Americans hopefully will enjoy their winter holidays but after the events that transpired in Washington last week, no one can predict what the holiday week will produce. This is especially true given the fact that President Trump is stuck at the White House and not playing golf at Mar-a-Lago. Meanwhile, the Congress is returning to Washington on Wednesday once more to engage the President in whether and/or when to reopen the federal government; at least one third of which was furloughed last Friday night on the eve of Christmas. The real crisis which the nation faces, however, is not the standoff over the government shutdown which will eventually be resolved, but whether the President—now that he is not able to party with all his friends in Palm Beach—will use this holiday to play Scrooge with the American people and the entire world.
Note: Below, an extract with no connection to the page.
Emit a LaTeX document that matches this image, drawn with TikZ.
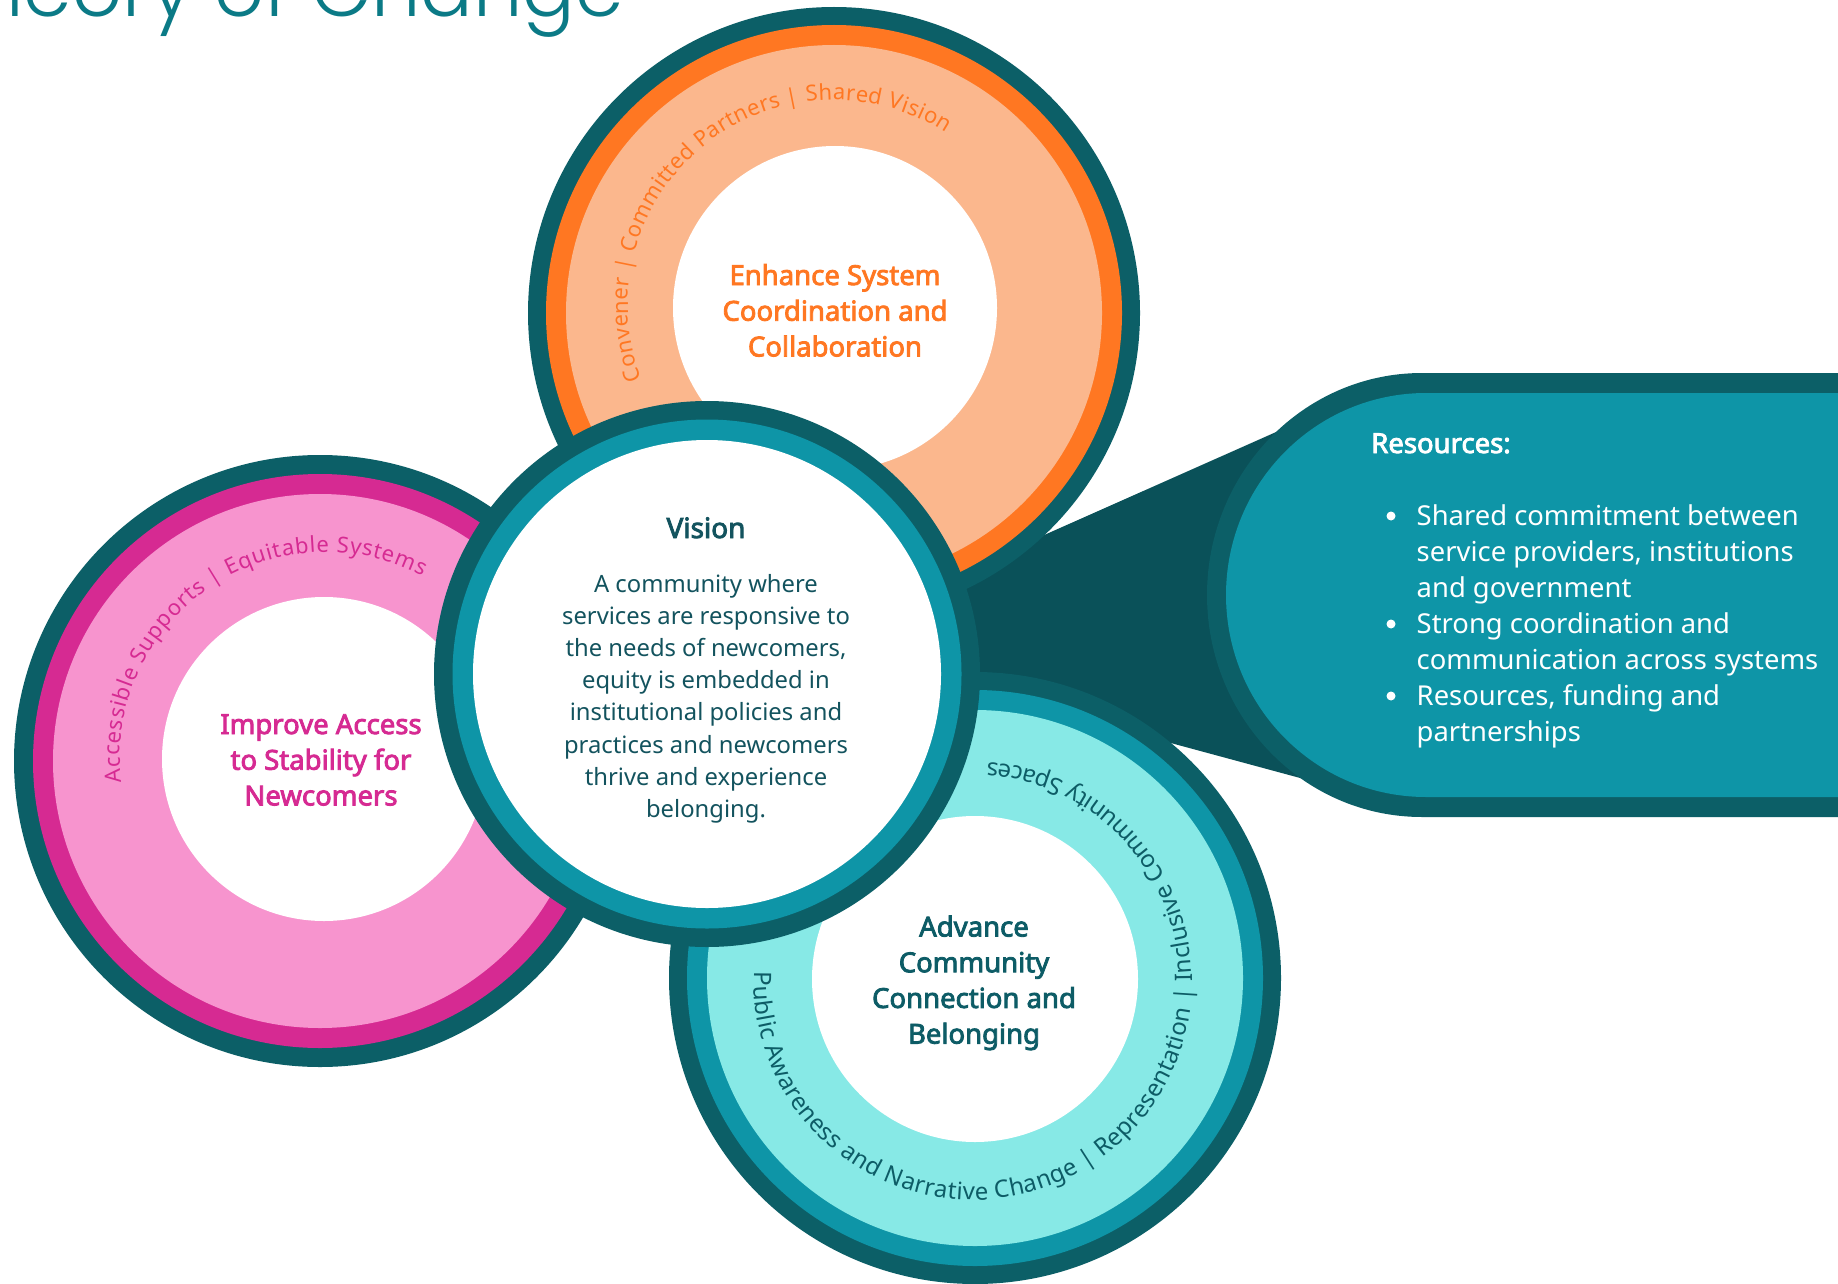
\documentclass[tikz,border=0pt]{standalone}
\usepackage{fontspec}
\setmainfont{Noto Sans}[AutoFakeBold=3]
\IfFontExistsTF{Poppins Light}{\newfontfamily\titlefont{Poppins Light}}{\newfontfamily\titlefont{Poppins}}
\usetikzlibrary{decorations.text}
\definecolor{darkring}{HTML}{0C5F67}
\definecolor{connc}{HTML}{0A5159}
\definecolor{tealmid}{HTML}{0E95A7}
\definecolor{orangec}{HTML}{FF7722}
\definecolor{lorange}{HTML}{FBB78D}
\definecolor{magentac}{HTML}{D62A92}
\definecolor{lpink}{HTML}{F794CE}
\definecolor{aqua}{HTML}{87E9E6}
\definecolor{titlec}{HTML}{0B7A86}
\definecolor{textdark}{HTML}{13535E}
\definecolor{tealtext}{HTML}{0D5C66}
\newcommand{\arcfontA}{\fontsize{22}{22}\selectfont}
\newcommand{\arcfontB}{\fontsize{24}{24}\selectfont}
\begin{document}
\begin{tikzpicture}[x=1pt,y=1pt,
  lbl/.style={anchor=base, inner sep=0pt, font=\bfseries\fontsize{27.5}{35.7}\selectfont},
  body/.style={anchor=base, inner sep=0pt},
  arctext/.style={decorate, decoration={text along path, text align=fit to path, text={#1}}}]
\useasboundingbox (0,0) rectangle (1838,-1284);
\clip (0,0) rectangle (1838,-1284);
\fill[white] (0,0) rectangle (1838,-1284);

% centres
\coordinate (oc) at (834,-313);  \coordinate (oh) at (835,-308); \coordinate (ot) at (834,-306);
\coordinate (pc) at (320,-761);  \coordinate (ph) at (324,-759); \coordinate (pt) at (326,-758);
\coordinate (tc) at (975,-978);  \coordinate (th) at (975,-979); \coordinate (tt) at (973,-981);
\coordinate (vc) at (707,-674);
\coordinate (tip) at (801,-643);
\coordinate (c1) at (1400,-377);
\coordinate (c2) at (1400,-805);

% title
\node[anchor=base east, inner sep=0pt, text=titlec, font=\titlefont\fontsize{78}{78}\selectfont] (title) at (624,-17) {Theory of Change};

% connector wedge
\fill[connc] (tip) -- (c1) -- (c2) -- cycle;

% resources box
\fill[darkring] (1850,-373) -- (1422,-373) arc[start angle=90, end angle=270, x radius=215, y radius=222] -- (1850,-817) -- cycle;
\fill[tealmid] (1850,-393) -- (1426,-393) arc[start angle=90, end angle=270, x radius=200, y radius=202] -- (1850,-797) -- cycle;
\node[anchor=base west, inner sep=0pt, text=white, font=\bfseries\fontsize{27.5}{36}\selectfont] (rtitle) at (1371,-453) {Resources:};
\node[anchor=base west, inner sep=0pt, text=white, font=\fontsize{27.4}{36}\selectfont] (rlist) at (1416.5,-525)
  {\begin{tabular}[t]{@{}l@{}}Shared commitment between\\service providers, institutions\\and government\\Strong coordination and\\communication across systems\\Resources, funding and\\partnerships\end{tabular}};
\fill[white] (1391,-516) circle (4.5);
\fill[white] (1391,-624) circle (4.5);
\fill[white] (1391,-696) circle (4.5);

% orange circle
\fill[darkring] (oc) circle (306);
\fill[orangec] (oc) circle (288);
\fill[lorange] (oc) circle (268);
\fill[white] (oh) circle (162);
\path[arctext={|\arcfontA\color{orangec}|Convener {\textbar} Committed Partners {\textbar} Shared Vision}]
  ([shift={(200.8:206)}]ot) arc[start angle=200.8, end angle=57.1, radius=206];
\node[lbl, text=orangec] (olabel) at (835,-285) {\begin{tabular}[t]{@{}c@{}}Enhance System\\Coordination and\\Collaboration\end{tabular}};

% pink circle
\fill[darkring] (pc) circle (306);
\fill[magentac] (pc) circle (287);
\fill[lpink] (pc) circle (267);
\fill[white] (ph) circle (162);
\path[arctext={|\arcfontA\color{magentac}|Accessible Supports {\textbar} Equitable Systems}]
  ([shift={(186.7:206)}]pt) arc[start angle=186.7, end angle=62, radius=206];
\node[lbl, text=magentac] (plabel) at (321,-734) {\begin{tabular}[t]{@{}c@{}}Improve Access\\to Stability for\\Newcomers\end{tabular}};

% teal circle
\fill[darkring] (tc) circle (306);
\fill[tealmid] (tc) circle (288);
\fill[aqua] (tc) circle (268);
\fill[white] (th) circle (163);
\path[arctext={|\arcfontB\color{tealtext}|Public Awareness and Narrative Change {\textbar} Representation {\textbar} Inclusive Community Spaces}]
  ([shift={(177.6:219)}]tt) arc[start angle=177.6, end angle=446.2, radius=219];
\node[lbl, text=tealtext] (tlabel) at (974,-936.5) {\begin{tabular}[t]{@{}c@{}}Advance\\Community\\Connection and\\Belonging\end{tabular}};

% vision circle
\fill[darkring] (vc) circle (273);
\fill[tealmid] (vc) circle (254.5);
\fill[white] (vc) circle (234);
\node[anchor=base, inner sep=0pt, text=textdark, font=\bfseries\fontsize{28}{30}\selectfont] (vtitle) at (706,-538) {Vision};
\node[body, text=textdark, font=\fontsize{23.8}{32.2}\selectfont] (vbody) at (706,-592)
  {\begin{tabular}[t]{@{}c@{}}A community where\\services are responsive to\\the needs of newcomers,\\equity is embedded in\\institutional policies and\\practices and newcomers\\thrive and experience\\belonging.\end{tabular}};
\end{tikzpicture}
\end{document}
In fact, the Government shutdown was not the most upsetting news coming out of the Trump White House last week, rather it was the decision to withdraw U.S. forces from Syria and to begin drawing down U.S. forces from Afghanistan. The policy decisions themselves raise numerous geo-political questions and problems, however the real challenge is to comprehend how these decisions were made or not made. Even more critical is the fact that Secretary of Defense James Mattis resigned over this issue and the lack of process. What does his departure portend for U.S. national security policy?
Leaving aside all the personal and psychological fears that this move foreshadows, there are specific global issues that Mattis’s departure should trigger for most Americans. Trump apparently believes in a solitary approach to decision-making; not a process. He clearly cannot abide advisers who question or challenge his decisions. The President heeds only advice, apparently, from those who have no vulnerability—Jared, Ivanka, etc.—or those who are total sycophants. Internationally, it appears as well that he only heeds advise from authoritarian rulers after whom he seeks to model himself. (Thus as the reports suggest, Trump decided to withdraw U.S. troops from Syria after an extended telephone conversation with Turkey’s President Recep Tayyip Erdogan. Turkey’s president for life is certainly not the most objective or disinterested person in evaluating what ought to be the position of the U.S. in its support for the Kurdish forces in Turkey.)
The challenge this holiday season is to consider what an unconstrained President might consider doing next. Should North Korea challenge the South militarily, who is there to persuade Trump that there are ways to address with issue without nuking aggressive moves by the “Little Rocket Man”. If Iran moves aggressively into formalizing a corridor for its forces through Syria, can Israel expect U.S. moves to prevent this threat from being formalized. If Russia moves its forces into the Ukraine and the Crimea as they have desired since the dissolution of the Soviet Union, what type of response from Trump is imaginable against Putin to such an invasion. Secretary Mattis’s departure clearly signals that all security decisions now are going to be made by a leader who has jettisoned all contrary minded advisers.
This brief list is only the tip of the iceberg of world-wide challenges which the U.S. might encounter in the days and weeks ahead. The looming economic crisis, the Democratic take-over of the House and the ensuing investigations, as well as the Mueller investigations may eventually be seen as small potatoes when compared to scary global confrontations.
Domestically, America faces the gravest governing challenge since the Civil War. Internationally, America faces the most serious potential confrontations the likes of which have not been seen since the 1962 Cuban Missile Crisis.